From a Forrester blog: Ten eReader and eBook predictions for 2010.
It’s an interesting read, and I tend to agree with things. Once there are alternatives to e-Ink, I think we’ll have an explosion of devices, and the inclusion of the e-paper in other devices. I also think Amazon will retain the large market share, but that will go down. The B&N entry, with their book collection as well as the ability to read Google public domain books and lend the books to other people is big. At least to me. I’d like to be able to let someone try a book for a few days and see if they want to buy it.
I really think the winners will start to come when people get get books from multiple sources and consolidate them. For me, I’ve enjoyed reading on the iPhone for the last 5-6 months. It’s worked well, and being able to spend money at Amazon and B&N, as well as get free books on Stanza has been great. I’d like one reader app, but the iPhone works well for me now. And I like it because I sometimes get GCs for Amazon, sometimes for B&N.

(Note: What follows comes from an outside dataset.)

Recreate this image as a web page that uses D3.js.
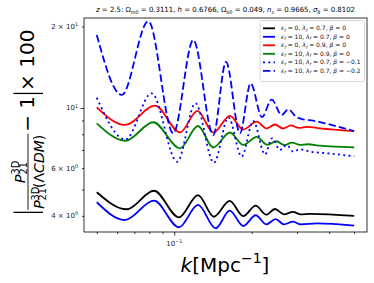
<!DOCTYPE html>
<html><head><meta charset="utf-8">
<script src="https://cdn.jsdelivr.net/npm/d3@7"></script>
<style>body{margin:0;background:#fff}svg{display:block;font-family:"DejaVu Sans",sans-serif}</style>
</head><body><svg id="c" width="374" height="283"></svg>
<script>
// ---- data (k in Mpc^-1, values = |P/P_LCDM - 1| x 100) ----
const kBlack = [0.05,0.0653,0.0834,0.1043,0.1237,0.1426,0.1642,0.1854,0.2072,0.2278,0.2462,0.2669,0.2892,0.3099,0.3385,0.5];
const vBlack = [4.89,4.23,4.95,3.95,4.77,3.97,4.54,3.99,4.36,4.04,4.24,4.05,4.14,4.05,4.07,4.0];
const kBlue = [0.05,0.0642,0.0834,0.1043,0.1237,0.1449,0.1642,0.1854,0.2072,0.2278,0.2477,0.2669,0.2892,0.3099,0.3594,0.5];
const vBlue = [4.49,3.86,4.55,3.63,4.39,3.60,4.18,3.67,4.02,3.72,3.89,3.72,3.81,3.72,3.75,3.68];
const kRed = [0.05,0.0644,0.0842,0.1053,0.1231,0.1418,0.1646,0.1854,0.2090,0.2286,0.2462,0.2645,0.2841,0.3052,0.3279,0.3684,0.5];
const vRed = [10.06,8.66,10.2,8.13,9.76,8.12,9.36,8.33,8.90,8.41,8.69,8.40,8.62,8.44,8.52,8.41,8.22];
const kGreen = [0.05,0.0646,0.0829,0.1053,0.1237,0.1418,0.1646,0.1854,0.2090,0.2302,0.2495,0.2681,0.2867,0.3080,0.3308,0.3684,0.5];
const vGreen = [8.78,7.57,8.86,7.10,8.58,7.15,8.12,7.31,7.83,7.31,7.54,7.29,7.45,7.31,7.35,7.26,7.16];
const kDot = [0.05,0.0646,0.0817,0.1027,0.1209,0.1426,0.1624,0.1828,0.2028,0.2252,0.2397,0.2575,0.2734,0.2900,0.3080,0.3368,0.3911,0.5];
const vDot = [10.91,7.65,11.33,6.33,10.41,6.28,9.22,6.62,8.95,6.74,7.73,7.00,7.31,6.90,7.04,6.90,6.81,6.63];
const kDash = [0.05,0.0625,0.0793,0.0991,0.1186,0.1418,0.1589,0.18,0.1981,0.2192,0.2390,0.2615,0.2773,0.2971,0.3172,0.3465,0.3852,0.4337,0.5];
const vDash = [18.6,11.17,20.9,8.07,17.8,7.95,14.8,8.07,12.33,9.26,10.73,9.42,9.89,9.29,9.08,8.98,8.78,8.53,8.22];

const epsLabels = ["0","10","0","10","10","10"];
const lamLabels = ["0.7","0.7","0.9","0.9","0.7","0.7"];
const betaLabels = ["0","0","0","0","\u22120.1","\u22120.2"];
const xMajorTicks = [0.1];
const xMinorTicks = [0.05,0.06,0.07,0.08,0.09,0.2,0.3,0.4,0.5];
const yMajorTicks = [10];
const yMinorTicks = [4,5,6,7,8,9,20];
const yTickLabels = [[20,"2 \u00d7 10","1"],[10,"10","1"],[6,"6 \u00d7 10","0"],[4,"4 \u00d7 10","0"]];

const seriesDefs = [
  {k:kBlack, v:vBlack, color:"#000000", dash:null},
  {k:kBlue, v:vBlue, color:"#0000ff", dash:null},
  {k:kRed, v:vRed, color:"#ff0000", dash:null},
  {k:kGreen, v:vGreen, color:"#008000", dash:null},
  {k:kDot, v:vDot, color:"#0000ff", dash:"2,3.3"},
  {k:kDash, v:vDash, color:"#0000ff", dash:"7.4,3.2"}
];

const svg = d3.select('#c');
const L=84,R=367,T=18,B=232;
const x = d3.scaleLog().domain([0.0446,0.561]).range([L,R]);
const y = d3.scaleLog().domain([3.487,21.48]).range([B,T]);

function measure(str,size,italic){
  const t=svg.append('text').attr('font-size',size).text(str);
  if(italic) t.attr('font-style','italic');
  const w=t.node().getComputedTextLength(); t.remove(); return w;
}
function rich(parent,x0,y0,parts,fs,anchor){
  const t=parent.append('text').attr('x',x0).attr('y',y0).attr('font-size',fs).attr('text-anchor',anchor||'start');
  let cur=0;
  parts.forEach(p=>{
    let off=0,size=fs;
    if(p.s==='sup'){off=-(p.up||0.42)*fs;size=fs*0.7;}
    else if(p.s==='sub'){off=(p.dn||0.22)*fs;size=fs*0.7;}
    const ts=t.append('tspan').text(p.t).attr('dy',(off-cur).toFixed(2)).attr('font-size',size.toFixed(2));
    if(p.i) ts.attr('font-style','italic');
    if(p.dx) ts.attr('dx',p.dx.toFixed(2));
    cur=off;
  });
  return t;
}

// lines
const line = d3.line().x(d=>x(d[0])).y(d=>y(d[1])).curve(d3.curveMonotoneX);
seriesDefs.forEach(s=>{
  const pts = s.k.map((k,i)=>[k,s.v[i]]);
  const p = svg.append('path').attr('d',line(pts)).attr('fill','none')
    .attr('stroke',s.color).attr('stroke-width',1.8).attr('stroke-linejoin','round');
  if(s.dash) p.attr('stroke-dasharray',s.dash);
});

// axes
const gx = svg.append('g').attr('transform',`translate(0,${B})`);
gx.call(d3.axisBottom(x).tickValues(xMajorTicks).tickSize(3.5).tickSizeOuter(0).tickFormat(''));
const gx2 = svg.append('g').attr('transform',`translate(0,${B})`);
gx2.call(d3.axisBottom(x).tickValues(xMinorTicks).tickSize(2).tickSizeOuter(0).tickFormat(''));
const gy = svg.append('g').attr('transform',`translate(${L},0)`);
gy.call(d3.axisLeft(y).tickValues(yMajorTicks).tickSize(3.5).tickSizeOuter(0).tickFormat(''));
const gy2 = svg.append('g').attr('transform',`translate(${L},0)`);
gy2.call(d3.axisLeft(y).tickValues(yMinorTicks).tickSize(2).tickSizeOuter(0).tickFormat(''));
[gx,gx2,gy,gy2].forEach(g=>{g.select('.domain').remove(); g.selectAll('line').attr('stroke','#000').attr('stroke-width',0.8);});
svg.append('rect').attr('x',L).attr('y',T).attr('width',R-L).attr('height',B-T)
  .attr('fill','none').attr('stroke','#000').attr('stroke-width',0.8);

// tick labels
xMajorTicks.forEach(v=>rich(svg,x(v),245.5,[{t:'10'},{t:'\u22121',s:'sup'}],7,'middle').attr('fill','#222'));
yTickLabels.forEach(d=>rich(svg,78,y(d[0])+2.5,[{t:d[1]},{t:d[2],s:'sup'}],7,'end').attr('fill','#222'));

// title
rich(svg,225.5,12,[
  {t:'z',i:1},{t:' = 2.5: \u03a9'},{t:'m0',s:'sub'},{t:' = 0.3111, '},{t:'h',i:1},{t:' = 0.6766, \u03a9'},
  {t:'b0',s:'sub'},{t:' = 0.049, '},{t:'n',i:1},{t:'s',s:'sub',i:1},{t:' = 0.9665, '},{t:'\u03c3',i:1},{t:'8',s:'sub'},{t:' = 0.8102'}
],7.2,'middle').attr('textLength',259).attr('lengthAdjust','spacingAndGlyphs');

// x label
rich(svg,225,272,[{t:'k',i:1},{t:'[Mpc'},{t:'\u22121',s:'sup',up:0.45},{t:']'}],20,'middle');

// y label (rotated)
const yl = svg.append('g').attr('transform','translate(33.5,121.5) rotate(-90)');
const ylin = yl.append('g');
const fsM=20, fsF=14;
const wSup = measure('3D',fsF*0.7,false);
const numParts=[{t:'P',i:1},{t:'3D',s:'sup'},{t:'21',s:'sub',dn:0.16,dx:-wSup}];
const denParts=[{t:'P',i:1},{t:'3D',s:'sup',up:0.36},{t:'21',s:'sub',dn:0.16,dx:-wSup},{t:'(\u039b'},{t:'CDM',i:1},{t:')'}];
let cx=0;
const barL = cx+1; cx+=3.5;
const num = rich(ylin,0,-9,numParts,fsF); const wn = num.node().getBBox().width;
const den = rich(ylin,0,10.5,denParts,fsF); const wd = den.node().getBBox().width;
const fw = Math.max(wn,wd)+2;
num.attr('x',cx+(fw-wn)/2); den.attr('x',cx+(fw-wd)/2);
ylin.append('line').attr('x1',cx).attr('x2',cx+fw).attr('y1',-5.5).attr('y2',-5.5).attr('stroke','#000').attr('stroke-width',0.9);
cx+=fw+2;
const m1 = rich(ylin,cx,0,[{t:'\u2212 1'}],fsM); cx+=m1.node().getBBox().width+1.5;
const barR = cx+1; cx+=3.5;
const m2 = rich(ylin,cx,0,[{t:' \u00d7 100'}],fsM); cx+=m2.node().getBBox().width;
[barL,barR].forEach(bx=>ylin.append('line').attr('x1',bx).attr('x2',bx).attr('y1',-20).attr('y2',9.5).attr('stroke','#000').attr('stroke-width',1.3));
ylin.attr('transform',`translate(${-cx/2},0)`);

// legend
const lg = svg.append('g');
lg.append('rect').attr('x',260).attr('y',20.5).attr('width',104.5).attr('height',61).attr('rx',2)
  .attr('fill','#fff').attr('fill-opacity',0.8).attr('stroke','#cccccc').attr('stroke-width',0.8);
seriesDefs.forEach((s,i)=>{
  const yy = 28.3 + i*8.5;
  const l = lg.append('line').attr('x1',263).attr('x2',275).attr('y1',yy).attr('y2',yy)
    .attr('stroke',s.color).attr('stroke-width',1.8);
  if(s.dash) l.attr('stroke-dasharray',s.dash);
  rich(lg,281,yy+2.1,[
    {t:'\u03b5',i:1},{t:'f',s:'sub',i:1},{t:' = '+epsLabels[i]+', '},{t:'\u03bb',i:1},{t:'f',s:'sub',i:1},
    {t:' = '+lamLabels[i]+', '},{t:'\u03b2',i:1},{t:' = '+betaLabels[i]}
  ],6,'start').attr('fill','#111');
});
</script></body></html>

I think Amazon messed up trying to control things too much. They should have spun off the Kindle after a year, opened it to books from other sources, and added clients for other platforms. That would have made it hard for B&N to even enter the market. Instead they tried to control the whole platform. Even Apple can’t do that, with lots of non-iPod MP3 players as well as computers.
I’m not sure when I’d buy another special purpose device for reading. I read a lot, 50-70 books a year, and while the screen on the Kindle is much, much better than the iPhone, it’s not $300 better. I’m not sure it’s $200 better, maybe $100 better and even then I’d probably not carry the Kindle device as much since I have an iPhone app.